Tuesday 26 January 2010

Some of my PhD work

Though actually, both these pretty graphics were produced by my co-author, not me.



That one's the peptide carnosine, a substance that's used in the biochemical process of meat digestion (amongst other things). It comes in two main forms, imaginatively named A and B, depending on whether a particular bond is rotated 180 degrees or not. We're working on determining the shape of the thing. You see, 8 of those bonds can all rotate to one of 3 different positions - 0, 120 or 240 degrees. That's 6500 odd shapes. If it takes a supercomputer 80 or so CPU hours just to find the energy of one of those shapes... you can see how it would be good not to have to find them all.

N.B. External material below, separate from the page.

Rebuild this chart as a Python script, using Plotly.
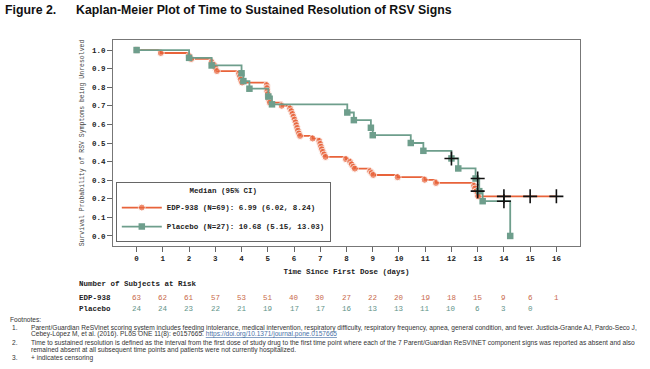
import plotly.graph_objects as go

# ---------------- data ----------------
edp_t = [0, 0.92, 2.0, 2.08, 2.86, 2.95, 3.0, 3.06, 3.9, 3.94, 3.97, 4.02,
         4.96, 4.97, 4.98, 5.0, 5.02, 5.05, 5.08, 5.53,
         5.85, 5.9, 5.94, 5.98, 6.02, 6.06, 6.09, 6.12, 6.15, 6.19, 6.23,
         6.71, 6.96, 7.0, 7.03, 7.06, 7.1, 7.15, 7.2,
         7.98, 8.14, 8.2, 8.26, 8.32, 8.9, 8.96, 9.02,
         9.95, 10.98, 11.41, 12.86, 12.9, 12.95, 13.0, 13.02]
edp_s = [1.0, 0.984, 0.968, 0.952, 0.936, 0.920, 0.904, 0.887, 0.873, 0.857, 0.841, 0.825,
         0.811, 0.795, 0.779, 0.763, 0.747, 0.731, 0.717, 0.700,
         0.686, 0.671, 0.656, 0.641, 0.626, 0.611, 0.596, 0.581, 0.566, 0.551, 0.538,
         0.524, 0.511, 0.495, 0.480, 0.466, 0.452, 0.438, 0.425,
         0.413, 0.398, 0.385, 0.372, 0.362, 0.348, 0.338, 0.328,
         0.316, 0.302, 0.285, 0.270, 0.255, 0.240, 0.226, 0.213]
edp_cens_t = [14, 15, 16]
edp_cens_s = [0.213, 0.213, 0.213]

pbo_t = [0, 2.0, 2.86, 4.0, 4.07, 4.3, 5.02, 5.16, 8.03, 8.28, 8.93, 9.0,
         10.45, 10.93, 12.0, 12.26, 12.92, 13.06, 13.19, 14.24]
pbo_s = [1.0, 0.958, 0.917, 0.875, 0.833, 0.792, 0.750, 0.708, 0.664, 0.623, 0.582, 0.542,
         0.500, 0.458, 0.417, 0.363, 0.309, 0.241, 0.187, 0.0]
pbo_cens_t = [12.0, 13.0, 13.0, 14.0]
pbo_cens_s = [0.417, 0.309, 0.241, 0.187]

days = list(range(0, 17))
edp_risk = [63, 62, 61, 57, 53, 51, 40, 30, 27, 22, 20, 19, 18, 15, 9, 6, 1]
pbo_risk = [24, 24, 23, 22, 21, 19, 17, 17, 16, 13, 13, 11, 10, 6, 3, 0]

edp_name = "EDP-938 (N=69): 6.99 (6.02, 8.24)"
pbo_name = "Placebo (N=27): 10.68 (5.15, 13.03)"

# ---------------- styles ----------------
W, H = 650, 369
L, R, T, B = 113, 70, 40, 123
C_EDP = "#E8633A"
C_PBO = "#6E9E8C"
C_EDP_TXT = "#C8694B"
C_PBO_TXT = "#5F9489"
MONO = "Courier New, Liberation Mono, monospace"
SANS = "Arial, Liberation Sans, sans-serif"
NARROW = "Liberation Sans Narrow, Arial Narrow, Arial, sans-serif"

pw = W - L - R
ph = H - T - B


def px_x(x):
    return (x - L) / pw


def px_y(y):
    return (H - B - y) / ph


fig = go.Figure()

ex = edp_t + [max(edp_cens_t)]
ey = edp_s + [edp_s[-1]]
fig.add_trace(go.Scatter(
    x=ex, y=ey, mode="lines+markers", name=f"<b>{edp_name}</b>",
    line=dict(color=C_EDP, width=1.8, shape="hv"),
    marker=dict(symbol="circle", color=C_EDP, size=[7] * len(edp_t) + [0]),
))
fig.add_trace(go.Scatter(
    x=pbo_t, y=pbo_s, mode="lines+markers", name=f"<b>{pbo_name}</b>",
    line=dict(color=C_PBO, width=1.8, shape="hv"),
    marker=dict(symbol="square", color=C_PBO, size=6.5),
))
fig.add_trace(go.Scatter(
    x=edp_cens_t + pbo_cens_t, y=edp_cens_s + pbo_cens_s, mode="markers",
    showlegend=False,
    marker=dict(symbol="cross-thin", size=10, line=dict(color="#111", width=1.6)),
))

ann = []
title_font = dict(family=NARROW, size=12.3, color="#111")
ann.append(dict(text="<b>Figure 2.</b>", x=px_x(3), y=px_y(10), xref="paper", yref="paper",
                xanchor="left", yanchor="middle", showarrow=False, font=title_font))
ann.append(dict(text="<b>Kaplan-Meier Plot of Time to Sustained Resolution of RSV Signs</b>",
                x=px_x(74), y=px_y(10), xref="paper", yref="paper",
                xanchor="left", yanchor="middle", showarrow=False, font=title_font))

# at-risk table
tab_font = dict(family=MONO, size=7.5, color="#222")
ann.append(dict(text="<b>Number of Subjects at Risk</b>", x=px_x(77), y=px_y(284),
                xref="paper", yref="paper", xanchor="left", yanchor="middle",
                showarrow=False, font=tab_font))
ann.append(dict(text="<b>EDP-938</b>", x=px_x(77), y=px_y(298), xref="paper", yref="paper",
                xanchor="left", yanchor="middle", showarrow=False, font=tab_font))
ann.append(dict(text="<b>Placebo</b>", x=px_x(77), y=px_y(309), xref="paper", yref="paper",
                xanchor="left", yanchor="middle", showarrow=False, font=tab_font))
for d, n in zip(days, edp_risk):
    ann.append(dict(text=str(n), x=d, y=px_y(298), xref="x", yref="paper",
                    xanchor="center", yanchor="middle", showarrow=False,
                    font=dict(family=MONO, size=7.5, color=C_EDP_TXT)))
for d, n in zip(days, pbo_risk):
    ann.append(dict(text=str(n), x=d, y=px_y(309), xref="x", yref="paper",
                    xanchor="center", yanchor="middle", showarrow=False,
                    font=dict(family=MONO, size=7.5, color=C_PBO_TXT)))

# footnotes
fn_font = dict(family=SANS, size=6.6, color="#333")
foot = [
    (8, 319, "Footnotes:"),
    (10, 327.5, "1."),
    (29, 327.5, "Parent/Guardian ReSVinet scoring system includes feeding intolerance, medical intervention, "
                "respiratory difficulty, respiratory frequency, apnea, general condition, and fever. "
                "Justicia-Grande AJ, Pardo-Seco J,"),
    (29, 334, "Cebey-López M, et al. (2016). PLoS ONE 11(8): e0157665. "
              "<span style='color:#4a72a8'><u>https://doi.org/10.1371/journal.pone.0157665</u></span>"),
    (10, 342.5, "2."),
    (29, 342.5, "Time to sustained resolution is defined as the interval from the first dose of study drug "
                "to the first time point where each of the 7 Parent/Guardian ReSVINET component signs was "
                "reported as absent and also"),
    (29, 349.5, "remained absent at all subsequent time points and patients were not currently hospitalized."),
    (10, 357.8, "3."),
    (29, 357.8, "+ indicates censoring"),
]
for x, y, t in foot:
    ann.append(dict(text=t, x=px_x(x), y=px_y(y), xref="paper", yref="paper",
                    xanchor="left", yanchor="middle", showarrow=False, font=fn_font))

fig.update_layout(
    width=W, height=H,
    margin=dict(l=L, r=R, t=T, b=B),
    paper_bgcolor="white", plot_bgcolor="white",
    annotations=ann,
    legend=dict(
        x=0.006, y=0.018, xanchor="left", yanchor="bottom",
        bordercolor="#666", borderwidth=1, bgcolor="white",
        font=dict(family=MONO, size=7.5, color="#222"),
        title=dict(text="<b>Median (95% CI)</b>", side="top center",
                   font=dict(family=MONO, size=7.5, color="#222")),
        itemwidth=40, tracegroupgap=0,
    ),
)
fig.update_xaxes(
    range=[-0.9, 16.9], tickmode="array", tickvals=days, ticktext=[f"<b>{d}</b>" for d in days],
    ticks="outside", ticklen=5, tickcolor="#666", showgrid=False, zeroline=False,
    showline=True, linecolor="#777", linewidth=1, mirror=True,
    tickfont=dict(family=MONO, size=7.5, color="#222"),
    title=dict(text="<b>Time Since First Dose (days)</b>", standoff=6,
               font=dict(family=MONO, size=7.5, color="#222")),
)
yt = [i / 10 for i in range(11)]
fig.update_yaxes(
    range=[-0.054, 1.054], tickmode="array", tickvals=yt, ticktext=[f"<b>{v:.1f}</b>" for v in yt],
    ticks="outside", ticklen=5, tickcolor="#666", showgrid=False, zeroline=False,
    showline=True, linecolor="#777", linewidth=1, mirror=True,
    tickfont=dict(family=MONO, size=7.5, color="#222"),
    title=dict(text="Survival Probability of RSV Symptoms being Unresolved", standoff=6,
               font=dict(family=MONO, size=6.5, color="#444")),
)

fig.write_html("out.html")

That illustrates how tuned Genetic Algorithms with various population sizes and mutation rates do. You can see that there's a roughly triangular area near the bottom, with populations 40 or less, and mutation rates of 20% to 45% (200/1000 to 450/1000) where the number of calculations needed to find the minimum energy (ie preferred shape of the molecule) in the gaseous state is minimised.

That is, the bluey-purplish bits.

Those are the results from using another Genetic Algorithm to find the best population size/mutation rate combinations when working on carnosine A.

The hollow squares have really good performance: trouble is, all the others found the right answer 100% of the time, and these three miscreants didn't, not within the maximum number of generations allotted, anyway.

We then tried the best 5 of these parameter pairs on carnosine B, and got very similar results.

In practical terms, it means that by using the recommended parameters, computational chemists working in this area will definitely be able to find what they're looking for in a month instead of half a year. And have a better than 50/50 chance of getting the right answer within a week.

In even more practical terms, by finding out shapes and the resultant electromagnetic fields from these molecules, we have some more of the necessary tools needed to find out how enzymes and drugs work. Eventually, we should be able to determine what shaped molecule we need to cause a particular effect in biochemistry, and then work out what the composition of that molecule has to be.

I'm over-simplifying all over the place, and I'll have real chemists coming after me with axes. But you get the general idea.

p.s. Did I mention that this is Fun? I love being Zoe Brain, Girl Scientist! And who knows, maybe Dr Brain by 2012.

7 comments:

Unknown said...

I bearly understood a word of that. lol
Go Dr. Brain!
So I have been wondering...who is the Pinky to your Brain?

Cynthia Lee

Laserlight said...

I'll have real chemists coming after me with axes

And the rotation for those axes is....? ;-)

Anonymous said...

Neat coincidence. I spent some time helping a biochem prof parallelize and optimize his protein folding solver. His problem was the "curse of dimensionality." The principal component analysis required finding eigenvectors for ridiculously huge matrices.

It's nice to work on projects like that, because you know just how important work like that is.

Unknown said...

And this will keep the beer from going flat, how? (Very proud of your efforts and message sent to the world, thanks.)

Vene said...

Oh, that is cool, thanks for sharing. But, I have a question, do you think that this could be used for larger molecules, like proteins instead of small peptides? Also, does this method take into account the active site's possibility of being at a higher energy level than the rest of the molecule? Although I'd imagine that's more of a problem for proteins instead of molecules this small.

Zoe Brain said...

Eric - yes, it should be useful for proteins too.

I'll send you a copy of the paper. That details the meta-method we will use for applying the work generally.

You can of course use a low-level of theory to get a group of 20 which will contain the 10 best conformers, even if their energies are many hartree out. Then use a higher level of theory model on them.

We're using the UB3LYP density functional with the 6-31+g(d,p) basis set. So while not the best, MP2, CCSD, or CCSD(T), it's not trivial either. Not just PM3, as used by Kluev et al (and pretty much everyone else).

Now I better get back to writing the paper for GECCO 2010 in Oregon. Hopefully it will be accepted. Deadline's 30 hrs away.

Sorry about the jargon, Cynthia and others. I did try to make it understandable - sorry I wasn't better at it. As you can see, things get a bit impenetrable for non-specialists very quickly as soon as we start discussing details.

Anonymous said...

Haha, "Dr. Brain" - that will be awesome. :D

By the way, what software did your co-author use to make the two graphics? They're quite nice.